Also, high-class people sing with a "genteel British" accent even though are French, and poor people sing with a Cockney accent, even though they, too, are French.
(I love it.)
I probably won't see The Hobbit OR Les Miz in the theater, but I might work it out. Holidays mean family means babysitters, so here's hoping.
I really need to finally read the whole book.
Fascinating fact: The
barricade in the film was built when the cast were given 10 minutes to construct one from the furniture in the set houses. They were surprised to realize the next day it would be their actual
set.
Yeah, we are totally counting on the grandparents to let us get out to at least one movie, which if I get my choice will be
The Hobbit
for sure.
Huh. I've never seen or heard Les Miz. I guess I should fix that some day.
I really need to finally read the whole book.

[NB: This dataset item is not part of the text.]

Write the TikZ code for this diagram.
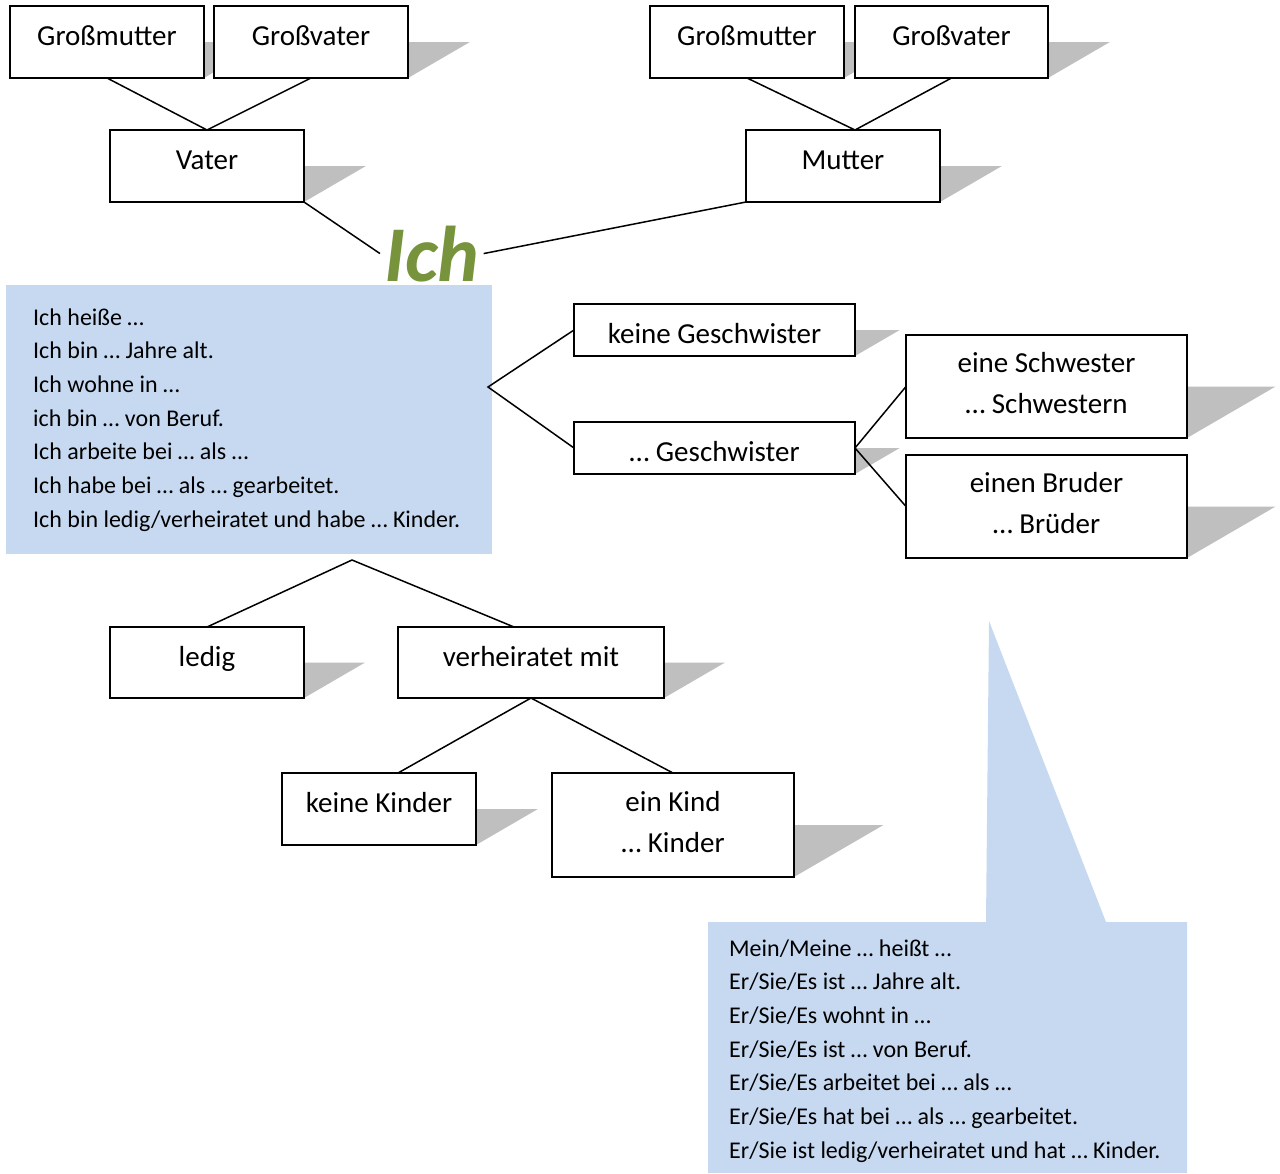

The movie made me want to reread it. Maybe this time I'll actually read the Waterloo bit without skipping. (Convent digression? Yes. Paris sewer digression? Hell yes! Waterloo....ugh. It's like Moby Dick's catalog of whales only WITHOUT THE INTERESTING FACTS ABOUT WHALES.)
Waterloo was my Waterloo.
Hugo is already a difficult author because of his ginormous vocabulary, the Waterloo chapter was simply the straw that broke the camel's back. (Or rather "the drop of water that made the vase overflow" as they say in French.)
We were supposed to read it in French in my senior year French class in high school. I think I got through two pages.
My French, at its best, was just barely good enough to be an obviously American tourist in Paris for a week. I read Les Miz in English.
Either way, it's just so long.
Now I find myself wondering if it's usually abridged in English like Count of Monte Cristo.
We were supposed to read it in French in my senior year French class in high school. I think I got through two pages.
My senior year French teacher was much less ambitious- we read La Petit Prince!
Now I am earwormed with ABBA's Waterloo!